Records provided:
########

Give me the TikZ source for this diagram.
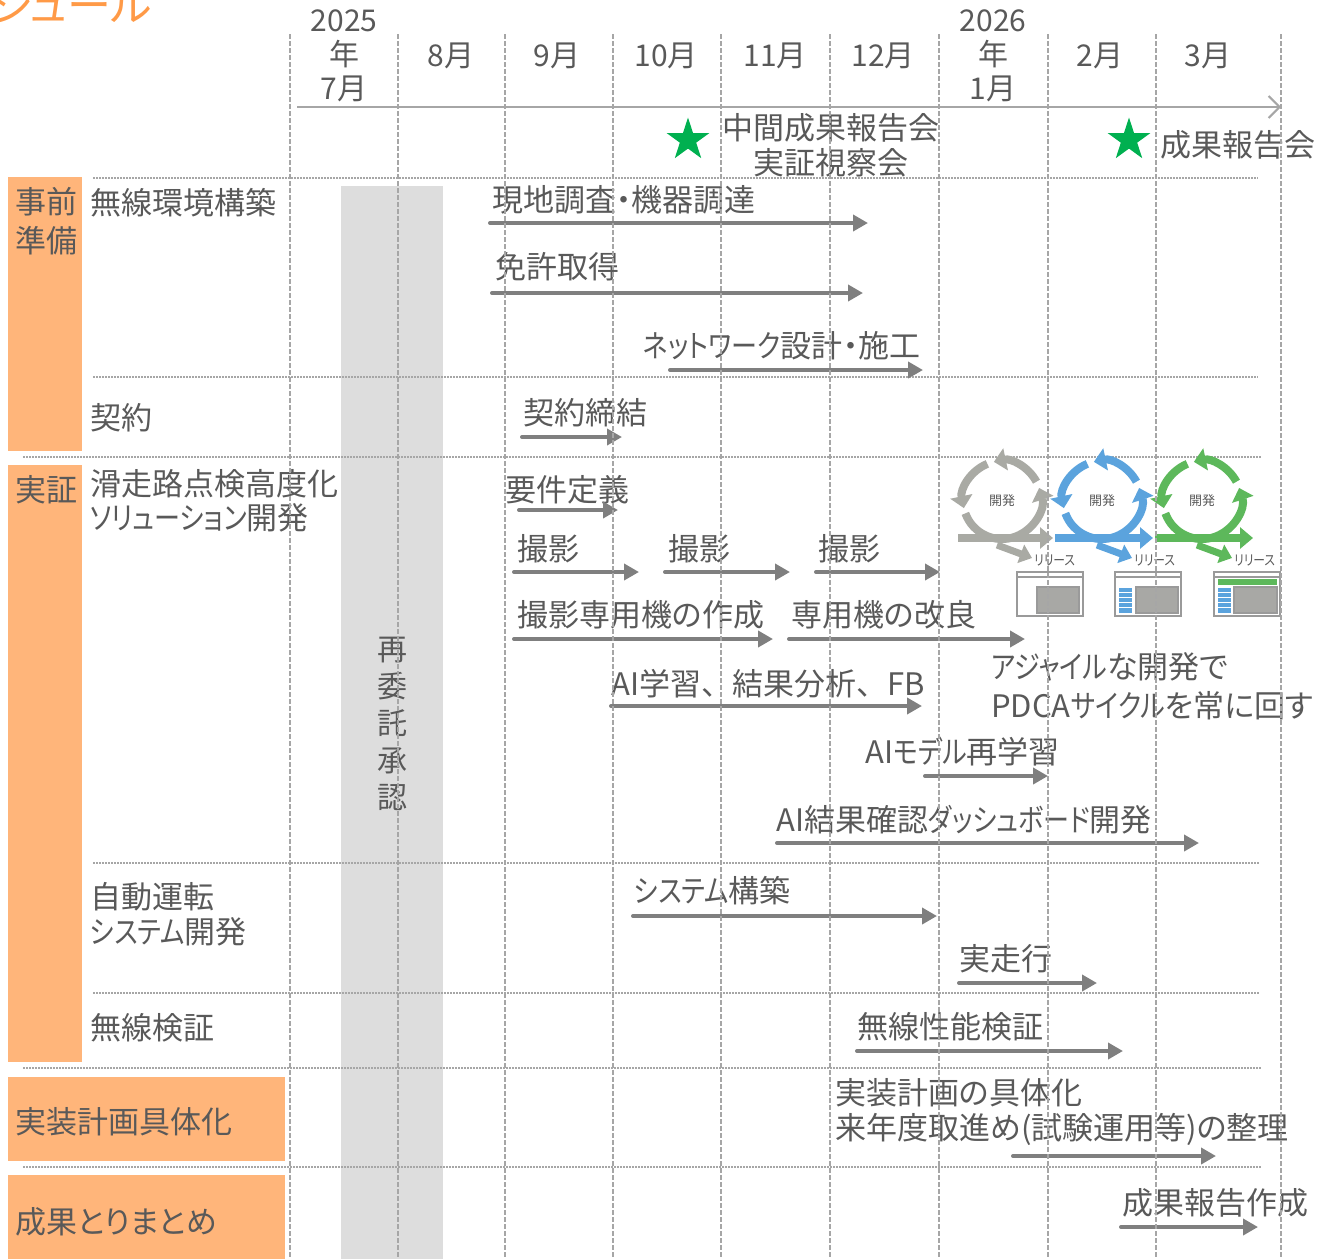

########

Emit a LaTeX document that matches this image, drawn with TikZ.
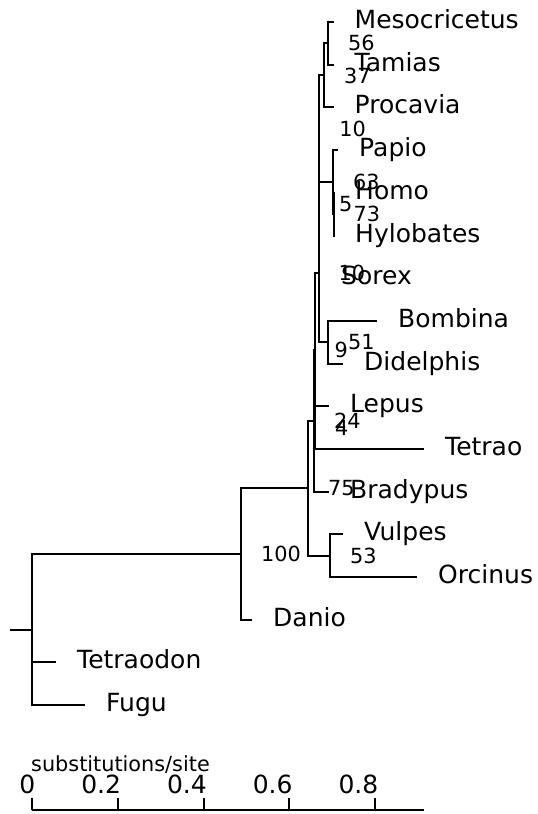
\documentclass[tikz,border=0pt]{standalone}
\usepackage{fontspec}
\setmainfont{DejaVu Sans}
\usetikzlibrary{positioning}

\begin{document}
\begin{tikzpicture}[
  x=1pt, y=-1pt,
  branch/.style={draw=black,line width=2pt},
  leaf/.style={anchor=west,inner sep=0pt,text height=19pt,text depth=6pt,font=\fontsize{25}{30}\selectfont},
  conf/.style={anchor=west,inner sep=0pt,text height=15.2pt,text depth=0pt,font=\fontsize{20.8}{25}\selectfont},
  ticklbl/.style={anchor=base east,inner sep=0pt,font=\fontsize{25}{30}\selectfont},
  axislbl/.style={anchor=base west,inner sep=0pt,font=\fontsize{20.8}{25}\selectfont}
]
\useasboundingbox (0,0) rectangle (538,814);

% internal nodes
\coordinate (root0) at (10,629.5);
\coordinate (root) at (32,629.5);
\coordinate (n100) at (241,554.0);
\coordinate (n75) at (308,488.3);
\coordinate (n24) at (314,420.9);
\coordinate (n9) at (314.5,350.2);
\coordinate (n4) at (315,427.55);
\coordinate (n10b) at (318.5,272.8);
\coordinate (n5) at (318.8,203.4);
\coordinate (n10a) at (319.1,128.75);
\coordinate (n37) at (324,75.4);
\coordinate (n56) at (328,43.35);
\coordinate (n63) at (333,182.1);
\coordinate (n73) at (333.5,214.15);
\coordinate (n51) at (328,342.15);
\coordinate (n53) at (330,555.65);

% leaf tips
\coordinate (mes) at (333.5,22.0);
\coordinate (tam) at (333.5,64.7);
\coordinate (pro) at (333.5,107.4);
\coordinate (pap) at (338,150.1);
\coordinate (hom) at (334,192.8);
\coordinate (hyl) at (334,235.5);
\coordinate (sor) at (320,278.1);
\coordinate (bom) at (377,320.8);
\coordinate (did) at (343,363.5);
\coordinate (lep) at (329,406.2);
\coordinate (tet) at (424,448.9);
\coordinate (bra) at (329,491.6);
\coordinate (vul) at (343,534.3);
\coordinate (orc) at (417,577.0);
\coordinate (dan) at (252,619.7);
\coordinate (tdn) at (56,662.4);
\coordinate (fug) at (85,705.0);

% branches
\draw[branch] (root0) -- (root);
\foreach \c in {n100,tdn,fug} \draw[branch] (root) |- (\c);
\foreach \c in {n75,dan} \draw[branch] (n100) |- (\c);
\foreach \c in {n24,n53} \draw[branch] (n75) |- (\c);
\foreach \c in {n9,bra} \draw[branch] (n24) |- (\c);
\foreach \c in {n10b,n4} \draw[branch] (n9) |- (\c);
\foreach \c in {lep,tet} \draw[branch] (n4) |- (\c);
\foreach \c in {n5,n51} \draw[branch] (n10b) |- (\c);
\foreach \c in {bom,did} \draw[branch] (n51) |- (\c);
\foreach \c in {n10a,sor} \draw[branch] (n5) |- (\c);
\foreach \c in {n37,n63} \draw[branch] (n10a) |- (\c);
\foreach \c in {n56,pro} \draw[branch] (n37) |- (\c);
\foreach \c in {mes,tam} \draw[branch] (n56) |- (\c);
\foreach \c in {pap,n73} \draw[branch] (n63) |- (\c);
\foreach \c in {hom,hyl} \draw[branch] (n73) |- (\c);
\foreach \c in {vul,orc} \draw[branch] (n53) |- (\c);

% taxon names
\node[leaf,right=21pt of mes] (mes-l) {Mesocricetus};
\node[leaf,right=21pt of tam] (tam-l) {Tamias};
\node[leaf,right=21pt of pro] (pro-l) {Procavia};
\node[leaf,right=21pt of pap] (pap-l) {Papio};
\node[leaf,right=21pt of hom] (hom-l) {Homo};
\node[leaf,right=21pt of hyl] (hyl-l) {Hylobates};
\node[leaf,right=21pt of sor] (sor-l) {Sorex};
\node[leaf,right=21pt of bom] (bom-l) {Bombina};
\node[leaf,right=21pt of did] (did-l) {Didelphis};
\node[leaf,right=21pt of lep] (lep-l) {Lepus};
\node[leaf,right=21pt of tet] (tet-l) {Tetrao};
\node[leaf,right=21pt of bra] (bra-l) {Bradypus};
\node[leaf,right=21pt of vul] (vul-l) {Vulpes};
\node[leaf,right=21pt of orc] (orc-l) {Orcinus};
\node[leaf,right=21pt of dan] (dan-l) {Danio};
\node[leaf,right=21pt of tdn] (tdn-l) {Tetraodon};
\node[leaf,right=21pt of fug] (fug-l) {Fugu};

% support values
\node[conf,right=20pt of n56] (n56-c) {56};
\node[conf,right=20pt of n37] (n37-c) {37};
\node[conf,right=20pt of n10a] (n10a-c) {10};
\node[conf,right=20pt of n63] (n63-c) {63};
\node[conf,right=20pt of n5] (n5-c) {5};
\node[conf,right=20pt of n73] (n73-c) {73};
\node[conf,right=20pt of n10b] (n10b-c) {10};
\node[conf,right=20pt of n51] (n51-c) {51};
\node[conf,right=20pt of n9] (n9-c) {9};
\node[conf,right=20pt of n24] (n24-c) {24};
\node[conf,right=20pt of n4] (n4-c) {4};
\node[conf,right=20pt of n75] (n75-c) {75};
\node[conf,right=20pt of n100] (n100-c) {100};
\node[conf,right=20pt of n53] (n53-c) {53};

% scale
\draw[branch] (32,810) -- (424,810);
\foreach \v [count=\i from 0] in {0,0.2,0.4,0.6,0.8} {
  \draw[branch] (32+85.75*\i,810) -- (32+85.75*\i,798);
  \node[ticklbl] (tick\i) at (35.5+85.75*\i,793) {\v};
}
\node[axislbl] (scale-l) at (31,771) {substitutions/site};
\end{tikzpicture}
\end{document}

########

Search the data for "this" and list every line in which it occurs.

Give me the TikZ source for this diagram.
Emit a LaTeX document that matches this image, drawn with TikZ.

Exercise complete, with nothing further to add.